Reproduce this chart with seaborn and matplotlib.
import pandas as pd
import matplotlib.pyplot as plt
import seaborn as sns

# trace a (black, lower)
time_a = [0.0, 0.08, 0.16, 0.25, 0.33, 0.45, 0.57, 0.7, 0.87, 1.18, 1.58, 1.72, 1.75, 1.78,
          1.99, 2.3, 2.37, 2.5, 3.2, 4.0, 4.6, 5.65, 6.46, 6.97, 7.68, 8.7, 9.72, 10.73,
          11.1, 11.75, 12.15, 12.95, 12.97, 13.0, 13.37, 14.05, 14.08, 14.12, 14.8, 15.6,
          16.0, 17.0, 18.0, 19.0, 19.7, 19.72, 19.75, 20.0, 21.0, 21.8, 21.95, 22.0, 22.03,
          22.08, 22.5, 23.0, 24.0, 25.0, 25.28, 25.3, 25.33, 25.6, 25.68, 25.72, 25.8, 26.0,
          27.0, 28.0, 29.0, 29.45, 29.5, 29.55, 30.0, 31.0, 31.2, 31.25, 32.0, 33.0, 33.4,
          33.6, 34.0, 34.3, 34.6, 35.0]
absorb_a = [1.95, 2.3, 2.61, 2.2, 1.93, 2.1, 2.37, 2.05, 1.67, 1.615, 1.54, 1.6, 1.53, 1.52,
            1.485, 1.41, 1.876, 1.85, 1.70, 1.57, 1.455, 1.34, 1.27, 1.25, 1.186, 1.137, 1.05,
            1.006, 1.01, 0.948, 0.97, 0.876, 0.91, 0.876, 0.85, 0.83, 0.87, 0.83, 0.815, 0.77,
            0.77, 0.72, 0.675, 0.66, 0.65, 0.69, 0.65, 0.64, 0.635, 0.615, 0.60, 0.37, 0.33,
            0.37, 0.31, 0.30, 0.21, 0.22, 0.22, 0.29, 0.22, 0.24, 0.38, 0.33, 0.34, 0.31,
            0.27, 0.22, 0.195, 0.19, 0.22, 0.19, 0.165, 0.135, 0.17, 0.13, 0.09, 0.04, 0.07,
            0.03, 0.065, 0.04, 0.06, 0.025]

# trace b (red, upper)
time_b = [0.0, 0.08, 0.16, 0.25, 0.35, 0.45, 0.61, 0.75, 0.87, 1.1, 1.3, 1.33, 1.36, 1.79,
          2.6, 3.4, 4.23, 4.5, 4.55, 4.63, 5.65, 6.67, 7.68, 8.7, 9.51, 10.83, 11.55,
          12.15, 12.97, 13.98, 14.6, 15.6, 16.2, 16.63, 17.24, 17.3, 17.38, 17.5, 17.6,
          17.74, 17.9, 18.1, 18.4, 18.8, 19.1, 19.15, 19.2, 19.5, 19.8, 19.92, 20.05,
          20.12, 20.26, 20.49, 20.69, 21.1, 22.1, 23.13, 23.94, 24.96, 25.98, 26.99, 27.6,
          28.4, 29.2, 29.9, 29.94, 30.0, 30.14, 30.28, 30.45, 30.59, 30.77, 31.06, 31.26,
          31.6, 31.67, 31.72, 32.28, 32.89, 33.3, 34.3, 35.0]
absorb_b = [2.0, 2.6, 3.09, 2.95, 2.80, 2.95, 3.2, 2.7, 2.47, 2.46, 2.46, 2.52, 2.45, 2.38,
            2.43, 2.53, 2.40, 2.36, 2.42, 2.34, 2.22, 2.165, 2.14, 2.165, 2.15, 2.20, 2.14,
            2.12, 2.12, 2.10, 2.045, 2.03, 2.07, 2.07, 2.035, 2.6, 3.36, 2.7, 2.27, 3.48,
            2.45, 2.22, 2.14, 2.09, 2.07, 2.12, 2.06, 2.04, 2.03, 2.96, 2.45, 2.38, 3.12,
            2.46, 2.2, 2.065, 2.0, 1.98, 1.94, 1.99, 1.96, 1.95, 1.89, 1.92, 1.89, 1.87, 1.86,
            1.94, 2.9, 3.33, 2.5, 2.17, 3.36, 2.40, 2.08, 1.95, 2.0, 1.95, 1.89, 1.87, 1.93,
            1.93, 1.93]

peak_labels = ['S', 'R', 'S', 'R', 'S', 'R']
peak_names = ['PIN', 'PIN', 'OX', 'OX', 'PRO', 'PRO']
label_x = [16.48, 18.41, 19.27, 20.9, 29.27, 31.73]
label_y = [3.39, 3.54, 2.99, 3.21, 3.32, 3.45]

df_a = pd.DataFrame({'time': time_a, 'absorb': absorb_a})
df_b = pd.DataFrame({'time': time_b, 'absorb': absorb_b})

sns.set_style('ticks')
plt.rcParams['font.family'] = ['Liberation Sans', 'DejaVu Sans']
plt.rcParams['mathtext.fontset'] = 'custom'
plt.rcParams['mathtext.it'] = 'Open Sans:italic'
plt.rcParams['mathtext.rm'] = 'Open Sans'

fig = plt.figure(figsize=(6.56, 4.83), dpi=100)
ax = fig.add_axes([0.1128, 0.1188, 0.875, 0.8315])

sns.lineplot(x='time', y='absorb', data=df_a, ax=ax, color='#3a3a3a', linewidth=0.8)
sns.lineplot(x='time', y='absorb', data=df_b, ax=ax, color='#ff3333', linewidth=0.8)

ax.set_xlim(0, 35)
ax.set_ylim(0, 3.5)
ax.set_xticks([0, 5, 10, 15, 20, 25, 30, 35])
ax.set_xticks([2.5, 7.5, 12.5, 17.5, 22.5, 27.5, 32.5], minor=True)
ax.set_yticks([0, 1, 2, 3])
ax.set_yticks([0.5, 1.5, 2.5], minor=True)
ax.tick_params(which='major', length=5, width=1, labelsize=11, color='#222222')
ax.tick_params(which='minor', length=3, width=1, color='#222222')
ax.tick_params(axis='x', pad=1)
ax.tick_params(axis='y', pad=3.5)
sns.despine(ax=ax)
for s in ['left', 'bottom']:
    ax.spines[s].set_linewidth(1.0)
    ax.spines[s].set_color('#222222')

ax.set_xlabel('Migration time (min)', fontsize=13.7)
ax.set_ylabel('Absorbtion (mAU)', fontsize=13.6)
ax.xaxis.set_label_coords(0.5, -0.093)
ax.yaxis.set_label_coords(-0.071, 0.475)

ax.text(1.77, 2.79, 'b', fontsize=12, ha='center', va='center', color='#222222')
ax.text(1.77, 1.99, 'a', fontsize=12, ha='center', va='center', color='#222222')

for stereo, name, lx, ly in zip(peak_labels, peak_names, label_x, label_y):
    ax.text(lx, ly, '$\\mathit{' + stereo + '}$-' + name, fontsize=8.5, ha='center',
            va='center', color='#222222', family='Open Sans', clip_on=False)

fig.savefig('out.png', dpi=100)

★ ★ ★

Instruction: Nothing in the listing may be changed; retype it all exactly.

Exercise output:
Reproduce this chart with seaborn and matplotlib.
import pandas as pd
import matplotlib.pyplot as plt
import seaborn as sns

# trace a (black, lower)
time_a = [0.0, 0.08, 0.16, 0.25, 0.33, 0.45, 0.57, 0.7, 0.87, 1.18, 1.58, 1.72, 1.75, 1.78,
          1.99, 2.3, 2.37, 2.5, 3.2, 4.0, 4.6, 5.65, 6.46, 6.97, 7.68, 8.7, 9.72, 10.73,
          11.1, 11.75, 12.15, 12.95, 12.97, 13.0, 13.37, 14.05, 14.08, 14.12, 14.8, 15.6,
          16.0, 17.0, 18.0, 19.0, 19.7, 19.72, 19.75, 20.0, 21.0, 21.8, 21.95, 22.0, 22.03,
          22.08, 22.5, 23.0, 24.0, 25.0, 25.28, 25.3, 25.33, 25.6, 25.68, 25.72, 25.8, 26.0,
          27.0, 28.0, 29.0, 29.45, 29.5, 29.55, 30.0, 31.0, 31.2, 31.25, 32.0, 33.0, 33.4,
          33.6, 34.0, 34.3, 34.6, 35.0]
absorb_a = [1.95, 2.3, 2.61, 2.2, 1.93, 2.1, 2.37, 2.05, 1.67, 1.615, 1.54, 1.6, 1.53, 1.52,
            1.485, 1.41, 1.876, 1.85, 1.70, 1.57, 1.455, 1.34, 1.27, 1.25, 1.186, 1.137, 1.05,
            1.006, 1.01, 0.948, 0.97, 0.876, 0.91, 0.876, 0.85, 0.83, 0.87, 0.83, 0.815, 0.77,
            0.77, 0.72, 0.675, 0.66, 0.65, 0.69, 0.65, 0.64, 0.635, 0.615, 0.60, 0.37, 0.33,
            0.37, 0.31, 0.30, 0.21, 0.22, 0.22, 0.29, 0.22, 0.24, 0.38, 0.33, 0.34, 0.31,
            0.27, 0.22, 0.195, 0.19, 0.22, 0.19, 0.165, 0.135, 0.17, 0.13, 0.09, 0.04, 0.07,
            0.03, 0.065, 0.04, 0.06, 0.025]

# trace b (red, upper)
time_b = [0.0, 0.08, 0.16, 0.25, 0.35, 0.45, 0.61, 0.75, 0.87, 1.1, 1.3, 1.33, 1.36, 1.79,
          2.6, 3.4, 4.23, 4.5, 4.55, 4.63, 5.65, 6.67, 7.68, 8.7, 9.51, 10.83, 11.55,
          12.15, 12.97, 13.98, 14.6, 15.6, 16.2, 16.63, 17.24, 17.3, 17.38, 17.5, 17.6,
          17.74, 17.9, 18.1, 18.4, 18.8, 19.1, 19.15, 19.2, 19.5, 19.8, 19.92, 20.05,
          20.12, 20.26, 20.49, 20.69, 21.1, 22.1, 23.13, 23.94, 24.96, 25.98, 26.99, 27.6,
          28.4, 29.2, 29.9, 29.94, 30.0, 30.14, 30.28, 30.45, 30.59, 30.77, 31.06, 31.26,
          31.6, 31.67, 31.72, 32.28, 32.89, 33.3, 34.3, 35.0]
absorb_b = [2.0, 2.6, 3.09, 2.95, 2.80, 2.95, 3.2, 2.7, 2.47, 2.46, 2.46, 2.52, 2.45, 2.38,
            2.43, 2.53, 2.40, 2.36, 2.42, 2.34, 2.22, 2.165, 2.14, 2.165, 2.15, 2.20, 2.14,
            2.12, 2.12, 2.10, 2.045, 2.03, 2.07, 2.07, 2.035, 2.6, 3.36, 2.7, 2.27, 3.48,
            2.45, 2.22, 2.14, 2.09, 2.07, 2.12, 2.06, 2.04, 2.03, 2.96, 2.45, 2.38, 3.12,
            2.46, 2.2, 2.065, 2.0, 1.98, 1.94, 1.99, 1.96, 1.95, 1.89, 1.92, 1.89, 1.87, 1.86,
            1.94, 2.9, 3.33, 2.5, 2.17, 3.36, 2.40, 2.08, 1.95, 2.0, 1.95, 1.89, 1.87, 1.93,
            1.93, 1.93]

peak_labels = ['S', 'R', 'S', 'R', 'S', 'R']
peak_names = ['PIN', 'PIN', 'OX', 'OX', 'PRO', 'PRO']
label_x = [16.48, 18.41, 19.27, 20.9, 29.27, 31.73]
label_y = [3.39, 3.54, 2.99, 3.21, 3.32, 3.45]

df_a = pd.DataFrame({'time': time_a, 'absorb': absorb_a})
df_b = pd.DataFrame({'time': time_b, 'absorb': absorb_b})

sns.set_style('ticks')
plt.rcParams['font.family'] = ['Liberation Sans', 'DejaVu Sans']
plt.rcParams['mathtext.fontset'] = 'custom'
plt.rcParams['mathtext.it'] = 'Open Sans:italic'
plt.rcParams['mathtext.rm'] = 'Open Sans'

fig = plt.figure(figsize=(6.56, 4.83), dpi=100)
ax = fig.add_axes([0.1128, 0.1188, 0.875, 0.8315])

sns.lineplot(x='time', y='absorb', data=df_a, ax=ax, color='#3a3a3a', linewidth=0.8)
sns.lineplot(x='time', y='absorb', data=df_b, ax=ax, color='#ff3333', linewidth=0.8)

ax.set_xlim(0, 35)
ax.set_ylim(0, 3.5)
ax.set_xticks([0, 5, 10, 15, 20, 25, 30, 35])
ax.set_xticks([2.5, 7.5, 12.5, 17.5, 22.5, 27.5, 32.5], minor=True)
ax.set_yticks([0, 1, 2, 3])
ax.set_yticks([0.5, 1.5, 2.5], minor=True)
ax.tick_params(which='major', length=5, width=1, labelsize=11, color='#222222')
ax.tick_params(which='minor', length=3, width=1, color='#222222')
ax.tick_params(axis='x', pad=1)
ax.tick_params(axis='y', pad=3.5)
sns.despine(ax=ax)
for s in ['left', 'bottom']:
    ax.spines[s].set_linewidth(1.0)
    ax.spines[s].set_color('#222222')

ax.set_xlabel('Migration time (min)', fontsize=13.7)
ax.set_ylabel('Absorbtion (mAU)', fontsize=13.6)
ax.xaxis.set_label_coords(0.5, -0.093)
ax.yaxis.set_label_coords(-0.071, 0.475)

ax.text(1.77, 2.79, 'b', fontsize=12, ha='center', va='center', color='#222222')
ax.text(1.77, 1.99, 'a', fontsize=12, ha='center', va='center', color='#222222')

for stereo, name, lx, ly in zip(peak_labels, peak_names, label_x, label_y):
    ax.text(lx, ly, '$\\mathit{' + stereo + '}$-' + name, fontsize=8.5, ha='center',
            va='center', color='#222222', family='Open Sans', clip_on=False)

fig.savefig('out.png', dpi=100)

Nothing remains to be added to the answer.